We are expected to operate within environments ranging from peacekeeping and humanitarian missions to the highly kinetic counterinsurgency operations that we have dealt with in Afghanistan and Iraq. We then have to switch that mindset to accommodate working within a domestic counterterrorism environment during our rotations with the Tactical Assault Group – East (TAG-E). Our ROEs when serving with TAG-E fall under the Defence Force Aid to Civil Authorities (DFACA) legislation. DFACA affords members of TAG-E the right to exercise special powers in the event that a terrorist incident has been handed over to us to resolve.

The legislation states that members may:

“…in the immediate vicinity of the terrorist incident scene, where you reasonably believe it is necessary to achieve your mission: (a) FREE any hostage from a location or object; (b) EVACUATE persons to a place of safety; (c) CONTROL the movement of persons or of means of transport; (d) SEARCH persons, or locations, or facilities, or objects for DANGEROUS OBJECTS or any things related to the terrorist incident; (e) SEIZE and RENDER SAFE any DANGEROUS OBJECT or anything related to the terrorist incident; (f) DETAIN a person reasonably believed to have committed an offence against a law of the Commonwealth, a State, or a Territory; and/or (g) Do anything reasonably incidental to achieve your mission including the exercise of any of the above special powers.”

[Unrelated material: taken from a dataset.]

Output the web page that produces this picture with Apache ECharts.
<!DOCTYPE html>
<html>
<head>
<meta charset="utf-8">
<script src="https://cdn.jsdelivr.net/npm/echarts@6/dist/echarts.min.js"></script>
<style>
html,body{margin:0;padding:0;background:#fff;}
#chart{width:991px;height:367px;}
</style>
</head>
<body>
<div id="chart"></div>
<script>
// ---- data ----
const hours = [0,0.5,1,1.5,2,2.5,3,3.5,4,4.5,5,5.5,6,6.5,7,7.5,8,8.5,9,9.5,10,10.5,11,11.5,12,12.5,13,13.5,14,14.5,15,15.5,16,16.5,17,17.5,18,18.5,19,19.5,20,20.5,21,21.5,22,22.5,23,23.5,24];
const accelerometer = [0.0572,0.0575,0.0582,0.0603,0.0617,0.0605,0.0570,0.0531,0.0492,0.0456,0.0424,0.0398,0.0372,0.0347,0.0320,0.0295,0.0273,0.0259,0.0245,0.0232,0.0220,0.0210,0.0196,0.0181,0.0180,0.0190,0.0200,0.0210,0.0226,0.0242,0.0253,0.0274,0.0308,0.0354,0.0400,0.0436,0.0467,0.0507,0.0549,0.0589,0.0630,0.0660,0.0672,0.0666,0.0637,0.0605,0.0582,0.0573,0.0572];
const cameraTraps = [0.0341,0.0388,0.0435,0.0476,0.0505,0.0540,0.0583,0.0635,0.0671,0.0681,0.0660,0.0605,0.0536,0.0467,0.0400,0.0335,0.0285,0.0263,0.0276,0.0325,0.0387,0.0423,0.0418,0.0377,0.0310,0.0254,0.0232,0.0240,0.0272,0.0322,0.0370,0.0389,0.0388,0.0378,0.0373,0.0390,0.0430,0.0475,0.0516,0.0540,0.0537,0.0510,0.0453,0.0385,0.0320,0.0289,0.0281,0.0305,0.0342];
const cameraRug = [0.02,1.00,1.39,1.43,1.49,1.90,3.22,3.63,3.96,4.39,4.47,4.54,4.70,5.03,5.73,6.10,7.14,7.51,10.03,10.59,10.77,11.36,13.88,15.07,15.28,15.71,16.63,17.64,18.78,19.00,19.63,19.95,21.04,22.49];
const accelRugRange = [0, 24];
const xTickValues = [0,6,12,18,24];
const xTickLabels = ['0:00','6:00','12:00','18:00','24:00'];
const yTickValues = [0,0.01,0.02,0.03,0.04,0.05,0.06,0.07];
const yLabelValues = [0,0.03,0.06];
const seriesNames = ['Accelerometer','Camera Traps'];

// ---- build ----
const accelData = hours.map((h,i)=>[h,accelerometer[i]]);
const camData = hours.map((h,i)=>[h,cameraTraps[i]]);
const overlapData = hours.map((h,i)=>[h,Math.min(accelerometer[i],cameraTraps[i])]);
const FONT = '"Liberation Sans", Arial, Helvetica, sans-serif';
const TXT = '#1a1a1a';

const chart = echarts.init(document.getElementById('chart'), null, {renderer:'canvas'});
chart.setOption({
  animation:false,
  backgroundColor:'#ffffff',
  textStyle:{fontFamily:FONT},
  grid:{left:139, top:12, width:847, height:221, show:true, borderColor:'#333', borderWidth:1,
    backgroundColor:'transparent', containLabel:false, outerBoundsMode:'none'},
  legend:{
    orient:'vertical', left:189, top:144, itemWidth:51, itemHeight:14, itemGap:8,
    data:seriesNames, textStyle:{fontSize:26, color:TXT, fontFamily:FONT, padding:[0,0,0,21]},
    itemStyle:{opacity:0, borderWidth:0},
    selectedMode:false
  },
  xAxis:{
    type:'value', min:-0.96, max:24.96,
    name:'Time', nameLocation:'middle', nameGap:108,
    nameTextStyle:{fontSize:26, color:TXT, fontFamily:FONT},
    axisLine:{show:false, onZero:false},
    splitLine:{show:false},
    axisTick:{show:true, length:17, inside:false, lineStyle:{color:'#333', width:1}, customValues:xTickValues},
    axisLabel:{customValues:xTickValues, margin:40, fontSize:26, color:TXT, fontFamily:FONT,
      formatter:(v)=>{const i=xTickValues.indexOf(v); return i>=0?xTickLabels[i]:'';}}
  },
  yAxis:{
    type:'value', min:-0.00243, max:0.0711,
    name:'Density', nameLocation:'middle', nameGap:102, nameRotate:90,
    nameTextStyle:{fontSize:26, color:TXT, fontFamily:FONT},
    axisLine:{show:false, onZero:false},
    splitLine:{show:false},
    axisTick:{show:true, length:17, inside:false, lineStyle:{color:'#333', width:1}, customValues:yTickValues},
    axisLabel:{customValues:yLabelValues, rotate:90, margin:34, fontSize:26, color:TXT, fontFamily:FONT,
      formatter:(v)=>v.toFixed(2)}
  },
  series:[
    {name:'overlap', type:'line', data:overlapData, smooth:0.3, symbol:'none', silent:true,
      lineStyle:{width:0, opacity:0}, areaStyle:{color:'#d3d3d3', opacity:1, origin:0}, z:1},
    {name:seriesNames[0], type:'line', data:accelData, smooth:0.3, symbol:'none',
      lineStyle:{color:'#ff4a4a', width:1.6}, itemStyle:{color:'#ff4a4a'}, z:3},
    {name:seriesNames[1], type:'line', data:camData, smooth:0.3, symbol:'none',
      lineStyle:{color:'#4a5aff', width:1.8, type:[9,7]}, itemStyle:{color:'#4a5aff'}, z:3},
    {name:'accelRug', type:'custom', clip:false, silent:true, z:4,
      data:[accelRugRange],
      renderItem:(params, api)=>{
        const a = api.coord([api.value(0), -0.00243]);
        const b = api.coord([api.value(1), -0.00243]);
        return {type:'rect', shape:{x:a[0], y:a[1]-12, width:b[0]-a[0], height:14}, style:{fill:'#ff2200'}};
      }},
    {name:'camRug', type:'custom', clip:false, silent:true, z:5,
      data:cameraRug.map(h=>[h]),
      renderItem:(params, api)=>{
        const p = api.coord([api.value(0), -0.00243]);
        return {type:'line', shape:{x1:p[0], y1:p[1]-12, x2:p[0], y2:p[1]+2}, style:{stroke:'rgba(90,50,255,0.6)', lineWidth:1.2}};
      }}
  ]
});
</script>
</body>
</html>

Even though DFACA is legislation covering an in-extremis situation, it is still law. Point (f) authorises TAG-E personnel to detain people or persons “reasonably believed to have committed an offence against a law of the Commonwealth, a State, or a Territory.” So the precedent for military personnel detaining citizens already exists. This could be the genesis for a similar arrangement to the U.S.’s LEOSA, whereby members of TAG-E are extended special powers off duty, including the authorisation to conceal carry and to detain people or persons reasonably believed to have committed a crime. Our exceptional training and experience means there could be no better group of ‘good guys’ to put on the streets to potentially resolve a situation before it escalates. Operators from the unit would not only rise to the responsibility, but welcome it.